10. 2 Dépendance et identité spéculaire

Le titre de ce chapitre souhaite mettre en évidence le lien dynamique entre la notion de dépendance et celle d’identité spéculaire. La notion de dépendance est en lien également avec la question de la régression et avec l’idée d’adaptation.

La situation de crise et particulièrement dans le cas d’un diagnostic de démence débutante réveille une situation de dépendance. Cette dépendance psychique ré-instaurée est-elle une constance comme équivalent d’une phase d’adaptation ré-organisatrice, ou alors le signe d’une régression individuelle faisant elle-même écho à une immaturité antérieure ? Existe-t-il une relation en miroir entre l’enfant (dans son développement) et le vieillard (dans son adaptation) dans le sens du rôle joué par la notion de dépendance ?

C’est dans le contexte de crise que prend sens cette notion de dépendance. Le moment d’entrée en institution est à ce titre un exemple intéressant car il montre un double mouvement paradoxal où l’on observe d’une part une demande de reconstruction des liens de dépendance et d’autre part la réponse de l’entourage agie sous la forme du placement. Cet abord de la notion de dépendance est à rapprocher des concepts d’attachement et d’étayage et en particulier l’idée dynamique dans les différents aspects de réciprocité liée à cette notion.
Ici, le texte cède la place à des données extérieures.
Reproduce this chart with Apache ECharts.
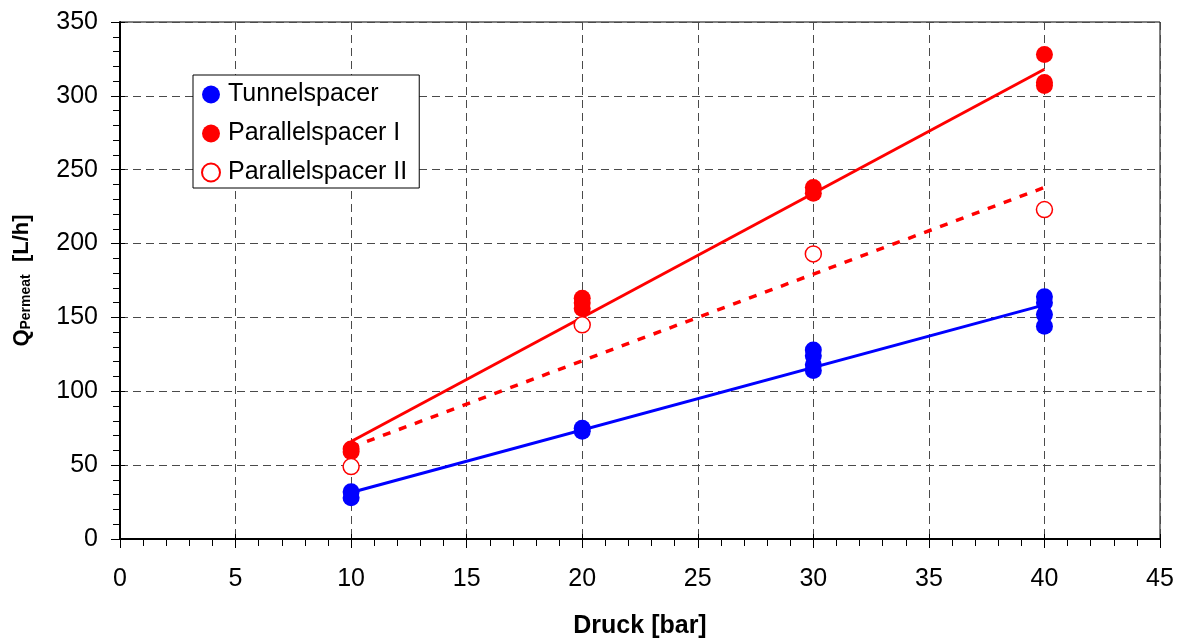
<!DOCTYPE html>
<html><head><meta charset="utf-8">
<script src="https://cdn.jsdelivr.net/npm/echarts@6/dist/echarts.min.js"></script>
<style>html,body{margin:0;padding:0;background:#fff}#c{width:1180px;height:644px}</style>
</head><body><div id="c"></div>
<script>
// Data
const tunnelX = [10, 10, 20, 20, 30, 30, 30, 30, 40, 40, 40, 40];
const tunnelY = [32, 28, 73, 75, 128, 124, 118, 114, 164, 160, 152, 144];
const par1X = [10, 10, 20, 20, 20, 30, 30, 40, 40, 40];
const par1Y = [61, 59, 163, 160, 156, 238, 234, 328, 309, 307];
const par2X = [10, 20, 30, 40];
const par2Y = [49, 145, 193, 223];
// Trend line endpoints
const trendTunnel = [[10, 31.5], [40, 158.5]];
const trendPar1 = [[10, 66], [40, 318]];
const trendPar2 = [[10, 62], [40, 238]];
const xTicks = [0, 5, 10, 15, 20, 25, 30, 35, 40, 45];
const yTicks = [0, 50, 100, 150, 200, 250, 300, 350];

const zip = (a, b) => a.map((v, i) => [v, b[i]]);
const font = 'Liberation Sans, Arial, sans-serif';
const chart = echarts.init(document.getElementById('c'));
const gridDash = {show: true, lineStyle: {color: '#4a4a4a', type: [8, 5], width: 1}};
chart.setOption({
  animation: false,
  grid: {left: 120, top: 22, width: 1040, height: 521, show: true, borderColor: '#000', borderWidth: 1},
  legend: {
    left: 193, top: 75, orient: 'vertical', itemGap: 14, padding: [7, 12, 3, 8],
    borderColor: '#000', borderWidth: 1, backgroundColor: '#fff',
    itemWidth: 18, itemHeight: 18,
    textStyle: {fontFamily: font, fontSize: 25, color: '#000', padding: [0, 0, 0, 3]},
    data: ['Tunnelspacer', 'Parallelspacer I', 'Parallelspacer II']
  },
  xAxis: [{
    type: 'value', min: xTicks[0], max: xTicks[xTicks.length - 1], interval: 5,
    name: 'Druck [bar]', nameLocation: 'middle', nameGap: 75,
    nameTextStyle: {fontFamily: font, fontSize: 25, fontWeight: 'bold', color: '#000'},
    axisLine: {lineStyle: {color: '#000', width: 2}},
    axisTick: {length: 9, lineStyle: {color: '#000', width: 1}},
    minorTick: {show: true, splitNumber: 5, length: 7, lineStyle: {color: '#000', width: 1}},
    axisLabel: {fontFamily: font, fontSize: 25, color: '#000', margin: 28},
    splitLine: gridDash
  }, {
    type: 'value', min: 0, max: 45, interval: 5, position: 'bottom',
    axisLine: {show: false}, axisLabel: {show: false}, splitLine: {show: false},
    axisTick: {inside: true, length: 5, lineStyle: {color: '#000', width: 1}}
  }],
  yAxis: [{
    type: 'value', min: yTicks[0], max: yTicks[yTicks.length - 1], interval: 50,
    name: '{a|Q}{b|Permeat}{a|  [L/h]}', nameLocation: 'middle', nameGap: 87, nameRotate: 90,
    nameTextStyle: {rich: {
      a: {fontFamily: font, fontSize: 22, fontWeight: 'bold', color: '#000'},
      b: {fontFamily: font, fontSize: 14, fontWeight: 'bold', color: '#000', verticalAlign: 'bottom', padding: [8, 0, 0, 0]}
    }},
    axisLine: {show: true, lineStyle: {color: '#000', width: 2}},
    axisTick: {show: true, length: 9, lineStyle: {color: '#000', width: 1}},
    minorTick: {show: true, splitNumber: 5, length: 7, lineStyle: {color: '#000', width: 1}},
    axisLabel: {fontFamily: font, fontSize: 25, color: '#000', margin: 22},
    splitLine: gridDash
  }, {
    type: 'value', min: 0, max: 350, interval: 50, position: 'left',
    axisLine: {show: false}, axisLabel: {show: false}, splitLine: {show: false},
    axisTick: {show: true, inside: true, length: 5, lineStyle: {color: '#000', width: 1}}
  }],
  series: [
    {type: 'line', data: trendTunnel, symbol: 'none', lineStyle: {color: '#0000ff', width: 3}, silent: true, z: 2},
    {type: 'line', data: trendPar1, symbol: 'none', lineStyle: {color: '#ff0000', width: 3}, silent: true, z: 2},
    {type: 'line', data: trendPar2, symbol: 'none', lineStyle: {color: '#ff0000', width: 3.5, type: [8, 9]}, silent: true, z: 2},
    {name: 'Tunnelspacer', type: 'scatter', data: zip(tunnelX, tunnelY), symbol: 'circle', symbolSize: 17,
     itemStyle: {color: '#0000ff', opacity: 1}, z: 3},
    {name: 'Parallelspacer I', type: 'scatter', data: zip(par1X, par1Y), symbol: 'circle', symbolSize: 17,
     itemStyle: {color: '#ff0000', opacity: 1}, z: 3},
    {name: 'Parallelspacer II', type: 'scatter', data: zip(par2X, par2Y), symbol: 'circle', symbolSize: 16,
     itemStyle: {color: '#fff', borderColor: '#ff0000', borderWidth: 1.5, opacity: 1}, z: 3}
  ]
});
</script></body></html>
La situation de crise montre bien les aspects d’emboîtements réciproques des différents niveaux familial, interpersonnel et intra-individuel de la dépendance. Dans un article intitulé «travail de restauration d’un espace mental» (A. Sagne et al., 1996) nous avons mis en évidence, dans le contexte d’un hôpital de jour, l’importance d’instaurer une dépendance illusoire au sens d’une aire d’illusion pour mobiliser ce qui est là en souffrance en se prêtant comme « objet vivant » pour aider le patient à contenir puis investir les bribes de pensée, les affects et retrouver une différenciation dedans/dehors, externe/interne. L’expérience d’un groupe de soutien aux familles, dans le cadre hospitalier, montre que le concept de dépendance apparaît comme une empreinte, comme une constante, et spécifique selon la structuration de chaque groupe familial. Le cadre de référence est le dispositif groupal comme cadre de la rencontre et a pour objectif principal le soutien identitaire du groupe familial. Dans le cadre de ce travail nous avons noté que cette spécificité se rejoue dans trois types de questionnement (A. Sagne et al., article à paraître sur l’expérience d’un groupe de soutien aux familles et la notion de prisme inter-relationnel, 2000) :

La dépendance est à entendre en terme de lien et renvoie à la question des relations précoces comme elle s’actualise aussi dans la relation au sujet dément traduit par les contenus des échanges et par ce qui nous a constitué en terme de structuration psychique et qui perdure sous forme d’empreinte. La démence comme prototype de la situation de dépendance appelle cette notion d’étayage dans un contexte de fragilité narcissique et dans une position régressive, régression dont il est nécessaire d’entendre les aspects positifs pour le sujet. Il se (re)présente ainsi un axe dépendance/indépendance qui se polarise sur l’ambivalence des sentiments d’amour et de haine. Le «travail du vieillir» comme mise en crise de la personne démente et de son environnement familial fait retour sur les conditions de maturation affective du développement de l’enfance. Les conséquences de la démence sur le groupe familial en terme de régression, réactivent/rappellent la structure « individu-environnement » en terme d’unité (DW. Winnicott, 1945). Cela implique un « moi » qui commence à être indépendant du moi auxiliaire de la mère, et indique la différenciation entre un intérieur et un extérieur et la réalité psychique devient une chose réelle, éprouvée par la personne. Selon DW. Winnicott cela implique la réussite de l’ambivalence et cela conduit ensuite à l’apparition de la «sollicitude». Cette réalité s’exprime également en terme de vie « psychosomatique » remise en question dans la démence par les troubles de l’orientation temporelle et spatiale (désintégration du temps), des comportements d’hyper-sollicitude des enfants du parent âgé déficitaire, des tendances fusionnelles, hyperprotrectrices (centrées sur la nourriture par exemple, avec la mise en évidence d’une ambivalence entre le discours et le comportement).

Ces manifestations régressives plus ou moins profondes entraînent une mise en suspens de la capacité de penser voire de percevoir les éléments affectifs dans la communication enfant-parent. Cela concerne la relation du couple enfant-parent et l’ensemble du groupe familial, qui met en évidence des aspects spéculaires avec l’enfance en ce qui concerne les mécanismes de l’axe dépendance/indépendance et qui sont sources de réflexion sur des propositions de prévention.